What we're up against here, if climate change doesn't crush us first, is truly banal. It's simple math. Our needs are potentially infinite while our planet is finite. Thanos' Dilemma. There is no magic bullet, no gauntlet, that will change the nature of this fundamental problem. If we expanded into space we would, eventually, run out of space to colonize. If we all learned how to photosynthesize we would, eventually, run out of ground upon which to sun ourselves.

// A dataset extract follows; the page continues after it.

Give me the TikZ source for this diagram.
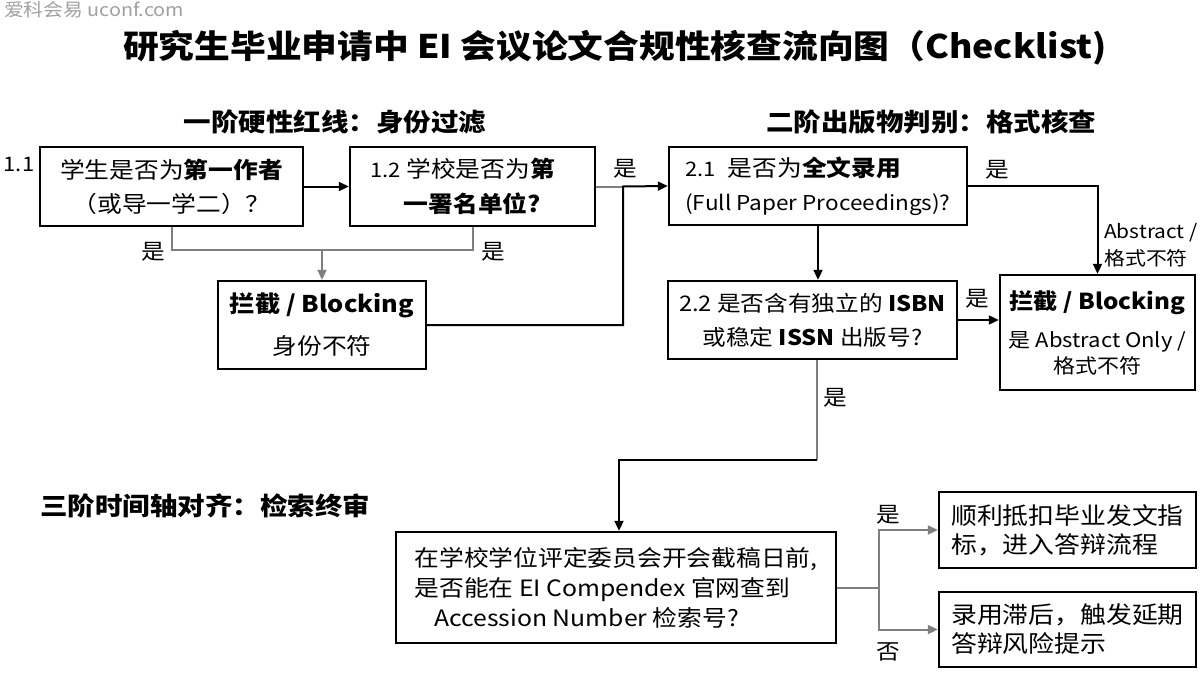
\documentclass[tikz,border=0pt]{standalone}
\usepackage{fontspec}
\setmainfont{Noto Sans CJK SC}[FakeStretch=1.1]
\usetikzlibrary{arrows.meta}
\definecolor{lg}{HTML}{7F7F7F}
\definecolor{wm}{HTML}{A0A0A0}
\newcommand\fsz[2]{\fontsize{#1}{#2}\selectfont}
\tikzset{
  box/.style={draw=black, line width=2.4pt, inner sep=0pt, align=center},
  blk/.style={line width=2pt, draw=black},
  gry/.style={line width=2pt, draw=lg},
  tip/.style={-{Triangle[length=10pt,width=9pt]}},
  lbl/.style={font=\fsz{21.5}{24}, inner sep=0pt},
  head/.style={font=\fsz{25}{28}\bfseries, inner sep=0pt},
}
\begin{document}
\begin{tikzpicture}[x=1pt, y=-1pt]
\fill[white] (0,0) rectangle (1200,680);
\useasboundingbox (0,0) rectangle (1200,680);

% watermark and title
\node[anchor=west, inner sep=0pt, text=wm, font=\fsz{18}{20}] (wmk) at (4,10) {爱科会易 uconf.com};
\node[inner sep=0pt, font=\fsz{32.5}{36}\bfseries] (title) at (615,48) {研究生毕业申请中 EI 会议论文合规性核查流向图（Checklist)};

% headings
\node[head] (h1) at (335,122) {一阶硬性红线：身份过滤};
\node[head] (h2) at (931,122) {二阶出版物判别：格式核查};
\node[head, anchor=west] (h3) at (40,506) {三阶时间轴对齐：检索终审};

% stage 1
\node[lbl, font=\fsz{20}{22}] (n11) at (19,164) {1.1};
\node[box, minimum width=263pt, minimum height=79pt, font=\fsz{22.5}{34}] (b11) at (171.5,186.5)
  {学生是否为\textbf{第一作者}\\（或导一学二）？};
\node[box, minimum width=245pt, minimum height=79pt, font=\fsz{22.5}{35}] (b12) at (472.5,186.5)
  {{\fsz{20}{35}1.2} 学校是否为\textbf{第}\hspace*{20pt}\\\textbf{一署名单位?}};
\node[box, minimum width=208pt, minimum height=88pt, font=\fsz{22.5}{42}] (k1) at (322,325)
  {{\fsz{23}{42}\textbf{拦截 / Blocking}}\\身份不符};

% stage 2
\node[box, minimum width=298pt, minimum height=78pt, font=\fsz{22.5}{34}, align=left] (b21) at (818,186)
  {{\fsz{20}{34}2.1}\hspace{12pt}是否为\textbf{全文录用}\\{\fsz{20.5}{34}(Full Paper Proceedings)?}};
\node[box, minimum width=289pt, minimum height=78pt, font=\fsz{21.5}{34}] (b22) at (812.5,320)
  {2.2 是否含有独立的 \textbf{ISBN}\\或稳定 \textbf{ISSN} 出版号?};
\node[box, minimum width=195pt, minimum height=115pt, font=\fsz{20}{26}] (k2) at (1097.5,332.5)
  {{\fsz{22}{26}\textbf{拦截 / Blocking}}\\[12pt]是 Abstract Only /\\格式不符};

% stage 3
\node[box, minimum width=440pt, minimum height=111pt, font=\fsz{22.5}{30}, align=left] (b3) at (616,587.5)
  {在学校学位评定委员会开会截稿日前,\\是否能在 EI Compendex 官网查到\\\hspace*{20pt}Accession Number 检索号?};
\node[box, minimum width=257pt, minimum height=76pt, font=\fsz{23.5}{29}, align=left] (r1) at (1067.5,530)
  {顺利抵扣毕业发文指\\标，进入答辩流程};
\node[box, minimum width=257pt, minimum height=75pt, font=\fsz{23.5}{29}, align=left] (r2) at (1067.5,629.5)
  {录用滞后，触发延期\\答辩风险提示};

% junctions
\coordinate (jm) at (322,250);
\coordinate (ja) at (623,186.5);
\coordinate (jb) at (817,460);
\coordinate (jc) at (619,460);
\coordinate (jd) at (879,587.5);

% connectors stage 1
\draw[blk, tip] (b11.east) -- (b12.west);
\draw[gry] (b11.south) -- (b11.south |- jm) -- (b12.south |- jm) -- (b12.south);
\draw[gry, tip] (jm) -- (k1.north);
\draw[gry] (b12.east) -- (ja);
\draw[blk, tip] (k1.east) -| (ja) -- (b21.west);

% connectors stage 2
\draw[blk, tip] (b21.east) -| (k2.north);
\draw[blk, tip] (b21.south) -- (b21.south |- b22.north);
\draw[blk, tip] (b22.east) -- (b22.east -| k2.west);
\draw[gry] (b22.south -| jb) -- (jb);
\draw[blk, tip] (jb) -- (jc) -- (jc |- b3.north);

% connectors stage 3
\draw[gry] (b3.east) -- (jd);
\draw[gry, tip] (jd) |- (r1.west);
\draw[gry, tip] (jd) |- (r2.west);

% labels
\node[lbl] (l1) at (153,252) {是};
\node[lbl] (l2) at (493,252) {是};
\node[lbl] (l3) at (625,169) {是};
\node[lbl] (l4) at (997,170) {是};
\node[lbl] (l5) at (977,299) {是};
\node[lbl] (l6) at (835,398) {是};
\node[lbl] (l7) at (888,515) {是};
\node[lbl] (l8) at (888,652) {否};
\node[lbl, anchor=west, align=left, font=\fsz{19}{27}] (l9) at (1104,245) {Abstract /\\格式不符};
\end{tikzpicture}
\end{document}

All cultural and technological advancements we might make don't matter much when we're talking about infinity. When we allow for exponential expansion, which is pretty much the track we're on, infinity trounces finity pretty quickly. But, and it's a big but, what if we pumped the brakes? What if everyone on Earth did what they could, governments did what they could? Then suddenly things matter. They truly matter. While nothing stops the collapse train in its tracks, buying ourselves time is a really valuable possibility, and all these non-solution solutions do exactly that. Planting a garden is an infinitesimally small thing when we're talking about the whole planet, but it matters. If you could delay hitting that apocalyptic ceiling by an hour, wouldn't you? Wouldn't you hit that button and spend an hour appreciating what we had? And the changes we're talking about, combined, aren't just a matter of hours. If we all got our heads on straight (truly magical thinking, I know) and decided to take action we could avert the worst of climate change and coast to a bumpy deflation rather than a collapse. To be clear, these would still be bad times. But they wouldn't be–it's such a tired word by now–apocalyptic.
So, thinking about these things, talking about them, implementing little changes in your life and your family's lives, they matter. And not just in the context of your own survival and happiness. They can add up, even a little, and they can inspire. I'm not here to tell you that individual action is going to avert danger, but in this context, with us? it can make that danger surmountable.